Para refrescar um vinho, é preferível um frappé com água e gelo ao congelador. É mais rápido.

O copo certo

Há momentos tão descontraídos, como um piquenique, por exemplo, em que é pouco importante a escolha do copo. Nestes casos, o melhor é optar também por vinhos mais simples.

Em casa ou no restaurante é diferente. Um bom copo pode fazer toda a diferença. O prazer de um vinho resulta da soma de diferentes sensações: olfactivas, gustativas e até visuais. Ora, está mais do que provado que o comportamento do vinho varia de acordo com o tipo de copo em que é servido. A grossura do vidro e a forma do copo influenciam fortemente a percepção dos diferentes odores e sabores do vinho, ao ponto de já haver copos para castas específicas.

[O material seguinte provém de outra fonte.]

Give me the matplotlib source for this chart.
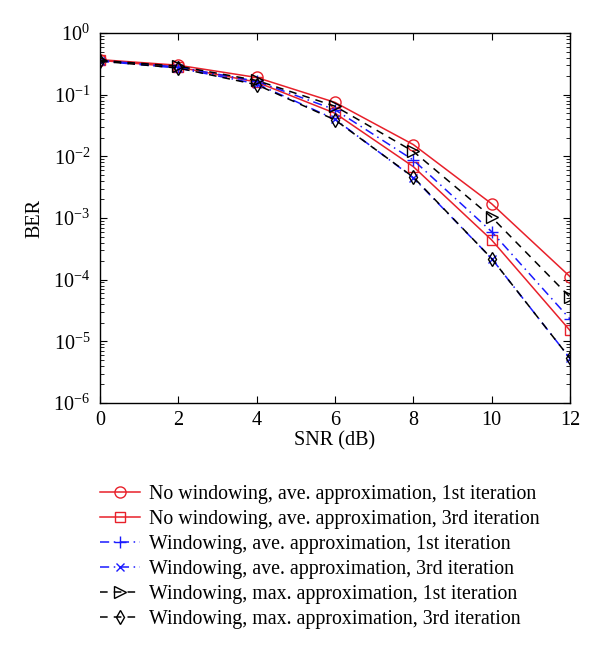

O formato tulipa é o mais indicado, porque concentra os odores na boca do copo e facilita a sua percepção. Depois, consoante o tipo de vinho, é necessário escolher a forma certa de tulipa e o tipo de cristal. Quanto mais fino melhor. Hoje, já existem muitos modelos bons no mercado. Os melhores podem ser demasiado caros. Mas por dois ou três euros já é possível comprar um bom copo.

Decantar

Passar o vinho da garrafa para um decanter de vidro é uma operação que pode fazer toda a diferença. Mas só se justifica em condições muito concretas: quando o vinho tenha acumulado depósito no fundo da garrafa, por não ter sido filtrado; quando possua já alguma idade e possa apresentar algum aroma de garrafa e de redução; quando, mesmo sendo jovem, ganhe com algum arejamento. Um vinho muito velho, a não ser um Porto Vintage, não ganha em ser decantado. Os seus aromas e sabores são tão delicados e frágeis que podem desaparecer rapidamente em contacto com o ar. Nestes casos, o melhor é ir servindo o vinho com muito cuidado. Nos vinhos com depósito, deve-se deixar a garrafa de pé durante 12 a 24 horas antes de a decantar ou servir.